Second, if you're going to make a game in which it being a game is "relatively incidental" - a bold and incredibly flawed statement, but you know what I mean, so roll with me on this one - if you're going to do that, then you had better fucking nail it. If story is 99% of your game, then it better be brilliant. And maybe this is just a case where The Walking Dead came close, but not close enough. The argument that it's a better narrative than a video game has ever had holds no water with me, because it cannot compare to other games that I consider to have great stories (Dragon Age Origins, Red Dead Redemption, and BioShock to name a few), because those games strike a much better balance between a story that was emotionally engaging AND gameplay that was compelling, rewarding, and added to the experience. The games that can do both will always be more inherently impressive than games that do only one, even if they do it really well - this doesn't apply to games that are purely mechanical and have no fixed narrative, like SimCity or Civilization. Those games aren't worse for not having stories.

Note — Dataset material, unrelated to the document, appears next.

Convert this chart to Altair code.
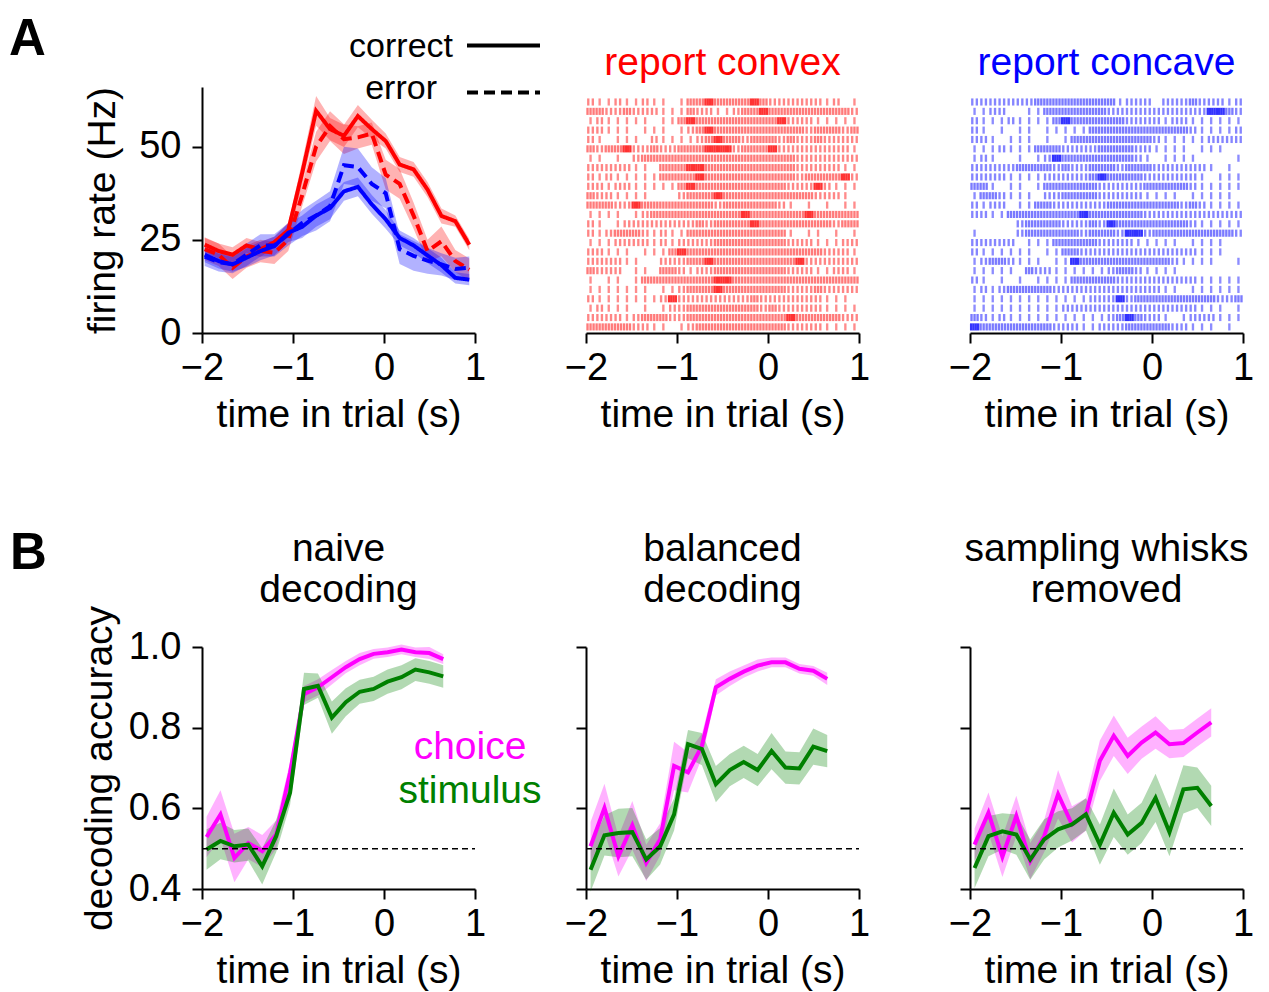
import altair as alt
import pandas as pd

FONT = "Liberation Sans"

# ---------------- panel A: firing rate ----------------
TIME_A = [-1.970, -1.817, -1.664, -1.511, -1.358, -1.205, -1.052, -0.899, -0.746, -0.593,
          -0.440, -0.287, -0.134, 0.019, 0.172, 0.325, 0.478, 0.631, 0.784, 0.937]
RED_CORRECT = [23.7, 22.0, 21.0, 23.5, 22.4, 24.4, 27.6, 43.0, 59.6, 54.7,
               52.9, 58.2, 54.7, 51.5, 45.2, 43.9, 38.5, 31.4, 30.0, 23.7]
RED_CORRECT_SEM = [2, 2, 2, 2, 2, 1.5, 2, 3, 4, 3, 3, 3, 2.5, 2, 2, 2, 2, 2, 1.5, 1.5]
RED_ERROR = [22.5, 21.0, 17.5, 20.5, 22.0, 21.5, 25.0, 37.0, 50.0, 55.5,
             52.0, 52.5, 53.5, 42.5, 40.0, 31.5, 22.0, 24.6, 19.3, 17.0]
RED_ERROR_SEM = [3, 3, 3, 3, 3, 3, 3, 3, 4, 4, 4, 3, 3, 4, 4, 3.5, 3, 4, 3, 3]
BLUE_CORRECT = [21.0, 19.3, 18.4, 20.2, 22.0, 23.3, 26.9, 28.5, 31.5, 33.5,
                38.0, 39.2, 34.5, 30.5, 25.5, 23.5, 20.8, 18.2, 14.8, 14.3]
BLUE_CORRECT_SEM = [2, 2, 2, 2.5, 2.5, 2.5, 2.5, 3, 3, 3, 2.5, 2.5, 2.5, 2.5, 2, 2, 2, 2, 1.5, 1.5]
BLUE_ERROR = [20.5, 19.0, 18.5, 21.0, 23.5, 23.5, 26.5, 29.5, 31.5, 34.0,
              45.0, 44.5, 40.0, 37.5, 22.5, 20.7, 19.4, 18.4, 17.2, 17.5]
BLUE_ERROR_SEM = [2.5, 2.5, 2.5, 3, 3, 3, 3, 3.5, 4, 4, 5, 5, 4.5, 4, 4, 4, 3.5, 3, 3, 3]

# ---------------- rasters (spike counts per 0.1 s bin, one string per trial) ----------------
RASTER_T0 = -2.0
RASTER_BIN = 0.1
RED_RASTER = [
    "2112112110" "1334333343" "2222221201",
    "3322322211" "1322112334" "3333333332",
    "1211111011" "3433333333" "3422211111",
    "2211101110" "1234333333" "3333233323",
    "2101110211" "1123433233" "3232232222",
    "3233422322" "3334442333" "4222222221",
    "1101023333" "3333333333" "3332222222",
    "2222211033" "3443333333" "3332222211",
    "2121111133" "3343333333" "3332333342",
    "2212211111" "3433333333" "3322242111",
    "3221111000" "2333433333" "3333322210",
    "3332243333" "3333233333" "3210101011",
    "1111012333" "3333333433" "3333433333",
    "2101222222" "2232333343" "3333333233",
    "2123332121" "1333333333" "3310110101",
    "1112222121" "2222333333" "3322211122",
    "2211101113" "4333333333" "3333332221",
    "2222110022" "2334333333" "3334222222",
    "3222011033" "2122333333" "3322211221",
    "1011013333" "3333443333" "3333333333",
    "1111111011" "2333433333" "3322232222",
    "2111111124" "2222222232" "2222221110",
    "1211101012" "2333333332" "3222221111",
    "2222123332" "2333333333" "3343333322",
    "3333322110" "1233333333" "3322221111",
]
BLUE_RASTER = [
    "2222222333" "3333331222" "0222322212",
    "1122001133" "3333322222" "2222224432",
    "2111211113" "4333333222" "2122111111",
    "2101011011" "1113333333" "3333211112",
    "2210111010" "1333333333" "2111112222",
    "1112111333" "2222333322" "1111011100",
    "1210010124" "3333333321" "0111100001",
    "2222233332" "3223332333" "2222221010",
    "2222111122" "2223433332" "2222210111",
    "3310110133" "3333222223" "3333211111",
    "1332111022" "3333222221" "1110111110",
    "2122011332" "2222233333" "3332321111",
    "2211333333" "3343333332" "2222222222",
    "0000023333" "2223243333" "3333211111",
    "1000023333" "3323332442" "3333333332",
    "2222201113" "3333222211" "1110111100",
    "2111111011" "3322222222" "2222211100",
    "1233211101" "1433333333" "3321111001",
    "1111103221" "1111123321" "1110000000",
    "2101010111" "1333332222" "2222211111",
    "1212333332" "2222222222" "2110111111",
    "1111111111" "1112224233" "3333333223",
    "1111111111" "2222222222" "2222211101",
    "3212111111" "1111123432" "2101222111",
    "4333333332" "2211222333" "3322111010",
]

# ---------------- panel B: decoding accuracy ----------------
TIME_B = [-1.950, -1.797, -1.644, -1.491, -1.338, -1.185, -1.032, -0.879, -0.726,
          -0.573, -0.420, -0.267, -0.114, 0.039, 0.192, 0.345, 0.498, 0.651]
NAIVE_CHOICE = [0.529, 0.585, 0.477, 0.514, 0.494, 0.535, 0.689, 0.883, 0.900,
                0.925, 0.950, 0.970, 0.983, 0.987, 0.994, 0.987, 0.985, 0.970]
NAIVE_CHOICE_SEM = [0.05, 0.06, 0.06, 0.04, 0.04, 0.035, 0.025, 0.02, 0.02,
                    0.018, 0.015, 0.015, 0.012, 0.012, 0.012, 0.012, 0.015, 0.012]
NAIVE_STIM = [0.498, 0.519, 0.506, 0.510, 0.456, 0.531, 0.639, 0.896, 0.904,
              0.825, 0.863, 0.889, 0.896, 0.914, 0.925, 0.944, 0.937, 0.927]
NAIVE_STIM_SEM = [0.05, 0.045, 0.04, 0.04, 0.045, 0.04, 0.03, 0.04, 0.03,
                  0.04, 0.035, 0.03, 0.03, 0.03, 0.03, 0.028, 0.028, 0.028]
BAL_CHOICE = [0.506, 0.601, 0.481, 0.558, 0.465, 0.523, 0.705, 0.689, 0.755,
              0.900, 0.921, 0.939, 0.954, 0.962, 0.962, 0.946, 0.941, 0.921]
BAL_CHOICE_SEM = [0.06, 0.06, 0.05, 0.06, 0.045, 0.04, 0.06, 0.05, 0.03,
                  0.02, 0.018, 0.015, 0.015, 0.012, 0.012, 0.012, 0.012, 0.015]
BAL_STIM = [0.448, 0.533, 0.539, 0.541, 0.473, 0.506, 0.585, 0.759, 0.747,
            0.660, 0.695, 0.715, 0.695, 0.742, 0.701, 0.699, 0.753, 0.742]
BAL_STIM_SEM = [0.055, 0.05, 0.06, 0.06, 0.05, 0.045, 0.04, 0.035, 0.04,
                0.045, 0.04, 0.04, 0.04, 0.045, 0.04, 0.04, 0.045, 0.04]
WR_CHOICE = [0.510, 0.589, 0.480, 0.581, 0.469, 0.531, 0.635, 0.560, 0.585,
             0.718, 0.780, 0.730, 0.763, 0.788, 0.759, 0.762, 0.788, 0.813]
WR_CHOICE_SEM = [0.04, 0.05, 0.05, 0.05, 0.045, 0.04, 0.06, 0.045, 0.04,
                 0.05, 0.05, 0.045, 0.04, 0.04, 0.035, 0.035, 0.035, 0.035]
WR_STIM = [0.452, 0.531, 0.543, 0.535, 0.473, 0.523, 0.548, 0.560, 0.585,
           0.510, 0.589, 0.535, 0.564, 0.626, 0.541, 0.647, 0.651, 0.606]
WR_STIM_SEM = [0.05, 0.05, 0.045, 0.05, 0.05, 0.05, 0.045, 0.04, 0.04,
               0.05, 0.06, 0.05, 0.05, 0.06, 0.06, 0.06, 0.05, 0.05]
CHANCE = 0.5
B_TITLES = [["naive", "decoding"], ["balanced", "decoding"], ["sampling whisks", "removed"]]

X_TICKS = [-2, -1, 0, 1]
X_DOMAIN = [-2, 1]
A_TICKS = [0, 25, 50]
A_DOMAIN = [0, 66]
B_TICKS = [0.4, 0.6, 0.8, 1.0]
B_DOMAIN = [0.4, 1.0]

RED, BLUE, MAGENTA, GREEN = "#ff0000", "#0000ff", "#ff00ff", "#008000"
W = 273
HA = 246
HB = 242
ROW_GAP = 314

# ---------------- helpers ----------------
XS = alt.Scale(domain=X_DOMAIN, nice=False, zero=False)
AX_X = alt.Axis(values=X_TICKS, format="d", title="time in trial (s)")


def xenc(field="t"):
    return alt.X(f"{field}:Q", scale=XS, axis=AX_X)


def frame(times, groups):
    recs = []
    for name, c, k, mean, sem in groups:
        for t, m, s in zip(times, mean, sem):
            recs.append(dict(t=t, v=m, lo=m - s, hi=m + s, cond=c, kind=k, series=name))
    return pd.DataFrame(recs)


def text_layer(txt, x, y, size, color="black", align="left", weight="normal"):
    return alt.Chart(pd.DataFrame({"k": [0]})).mark_text(
        text=txt, font=FONT, fontSize=size, color=color, align=align,
        baseline="alphabetic", fontWeight=weight
    ).encode(x=alt.value(x), y=alt.value(y))


# ---------------- A1 ----------------
dfA = frame(TIME_A, [
    ("rc", "convex", "correct", RED_CORRECT, RED_CORRECT_SEM),
    ("re", "convex", "error", RED_ERROR, RED_ERROR_SEM),
    ("bc", "concave", "correct", BLUE_CORRECT, BLUE_CORRECT_SEM),
    ("be", "concave", "error", BLUE_ERROR, BLUE_ERROR_SEM),
])
YSA = alt.Scale(domain=A_DOMAIN, nice=False, zero=False)
AX_YA = alt.Axis(values=A_TICKS, title="firing rate (Hz)", labelPadding=11, titlePadding=16)
COL_A = alt.Scale(domain=["convex", "concave"], range=[RED, BLUE])
DASH = alt.Scale(domain=["correct", "error"], range=[[1, 0], [11, 6]])

a_band = alt.Chart(dfA).mark_area(opacity=0.3).encode(
    x=xenc(), y=alt.Y("lo:Q", scale=YSA, axis=AX_YA), y2="hi:Q",
    color=alt.Color("cond:N", scale=COL_A, legend=None), detail="series:N")
a_line = alt.Chart(dfA).mark_line(strokeWidth=4).encode(
    x=xenc(), y=alt.Y("v:Q", scale=YSA, axis=AX_YA),
    color=alt.Color("cond:N", scale=COL_A, legend=None),
    strokeDash=alt.StrokeDash("kind:N", scale=DASH, legend=None), detail="series:N")
leg_solid = alt.Chart(pd.DataFrame({"k": [0]})).mark_rule(color="black", strokeWidth=4).encode(
    x=alt.value(265), x2=alt.value(338), y=alt.value(-41.5))
leg_dash = alt.Chart(pd.DataFrame({"k": [0]})).mark_rule(
    color="black", strokeWidth=4, strokeDash=[11, 6]).encode(
    x=alt.value(265), x2=alt.value(338), y=alt.value(5.5))
A1 = alt.layer(
    a_band, a_line, leg_solid, leg_dash,
    text_layer("correct", 251, -30, 34, align="right"),
    text_layer("error", 235, 12, 34, align="right"),
    text_layer("A", -193, -32, 51, weight="bold"),
    # panel letter B sits left of the lower row; kept here so it does not push B1's title
    text_layer("B", -192, HA + ROW_GAP - 78, 51, weight="bold"),
).properties(width=W, height=HA)


# ---------------- rasters ----------------
OPAC = {1: 0.45, 2: 0.48, 3: 0.52, 4: 0.8}


def raster(rows, color, title):
    recs = []
    for r, s in enumerate(rows):
        for b, ch in enumerate(s):
            n = int(ch)
            for j in range(n):
                x = RASTER_T0 + RASTER_BIN * (b + (j + 0.5) / n)
                recs.append(dict(x0=x - 0.013, x1=x + 0.013, r0=r - 0.38, r1=r + 0.38, op=OPAC[n]))
    df = pd.DataFrame(recs)
    ys = alt.Scale(domain=[-1.6, len(rows) - 0.35], nice=False, zero=False, reverse=True)
    return alt.Chart(df).mark_rect(color=color).encode(
        x=alt.X("x0:Q", scale=XS, axis=AX_X), x2="x1:Q",
        y=alt.Y("r0:Q", scale=ys, axis=None), y2="r1:Q",
        opacity=alt.Opacity("op:Q", scale=None),
    ).properties(width=W, height=HA, title=alt.TitleParams(
        text=title, color=color, font=FONT, fontSize=39, fontWeight="normal",
        anchor="middle", frame="group", offset=4))


A2 = raster(RED_RASTER, RED, "report convex")
A3 = raster(BLUE_RASTER, BLUE, "report concave")

# ---------------- B panels ----------------
YSB = alt.Scale(domain=B_DOMAIN, nice=False, zero=False)
COL_B = alt.Scale(domain=["choice", "stimulus"], range=[MAGENTA, GREEN])


def bpanel(choice, csem, stim, ssem, title, first):
    df = frame(TIME_B, [("c", "choice", "", choice, csem), ("s", "stimulus", "", stim, ssem)])
    if first:
        ax = alt.Axis(values=B_TICKS, format=".1f", title="decoding accuracy",
                      labelPadding=11, titlePadding=9)
        toff = -5  # the long y-axis title reaches above the plot; compensate
    else:
        ax = alt.Axis(values=B_TICKS, labels=False, title=None)
        toff = 36
    band = alt.Chart(df).mark_area(opacity=0.3).encode(
        x=xenc(), y=alt.Y("lo:Q", scale=YSB, axis=ax), y2="hi:Q",
        color=alt.Color("cond:N", scale=COL_B, legend=None), detail="series:N")
    line = alt.Chart(df).mark_line(strokeWidth=4).encode(
        x=xenc(), y=alt.Y("v:Q", scale=YSB, axis=ax),
        color=alt.Color("cond:N", scale=COL_B, legend=None), detail="series:N")
    chance = alt.Chart(pd.DataFrame({"t": [X_DOMAIN[0]], "t2": [X_DOMAIN[1]], "v": [CHANCE]})).mark_rule(
        color="black", strokeWidth=1.5, strokeDash=[6, 4]).encode(
        x=xenc(), x2="t2:Q", y=alt.Y("v:Q", scale=YSB, axis=ax))
    layers = [band, line, chance]
    if first:
        layers += [text_layer("choice", 268, 112, 39, color=MAGENTA, align="center"),
                   text_layer("stimulus", 268, 156, 39, color=GREEN, align="center")]
    return alt.layer(*layers).properties(
        width=W, height=HB,
        title=alt.TitleParams(text=title, font=FONT, fontSize=39, fontWeight="normal",
                              color="black", anchor="middle", frame="group",
                              offset=toff, lineHeight=41))


B1 = bpanel(NAIVE_CHOICE, NAIVE_CHOICE_SEM, NAIVE_STIM, NAIVE_STIM_SEM, B_TITLES[0], True)
B2 = bpanel(BAL_CHOICE, BAL_CHOICE_SEM, BAL_STIM, BAL_STIM_SEM, B_TITLES[1], False)
B3 = bpanel(WR_CHOICE, WR_CHOICE_SEM, WR_STIM, WR_STIM_SEM, B_TITLES[2], False)

chart = alt.concat(
    A1, A2, A3, B1, B2, B3, columns=3,
    spacing={"row": ROW_GAP, "column": 111}, bounds="flush"
).resolve_scale(color="independent", strokeDash="independent").properties(
    padding={"left": 1, "top": 6, "right": 5, "bottom": 2}
).configure_view(stroke=None).configure_axis(
    grid=False, domainColor="black", domainWidth=2, tickColor="black", tickWidth=2,
    tickSize=10, labelFont=FONT, labelFontSize=38, labelColor="black",
    titleFont=FONT, titleFontSize=39, titleFontWeight="normal", titleColor="black",
    labelFlush=False, labelOverlap=False
).configure_axisX(labelPadding=6, titlePadding=8)

chart.save("out.html", embed_options={"renderer": "svg", "actions": False})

Regardless of how I felt about it, it's a game that I would recommend to anybody who appreciates games - I'm even considering recommending it to those that don't particularly have much interest in games. As far as games in 2012 that I respect the most? The Walking Dead is top two or three. In terms of games that I felt were best, or that I had the most rewarding experience engaging in, it doesn't beat Journey, it doesn't beat XCOM, and it sure as hell doesn't beat Crusader Kings II. I think it probably does beat Dishonored though...just.
The Walking Dead is a game that is important, and probably needed to happen for the medium to thrive going forward, but I at least will remember the game as an experience that had ambition and heart that is impossible to question, but was dragged down by its limitations.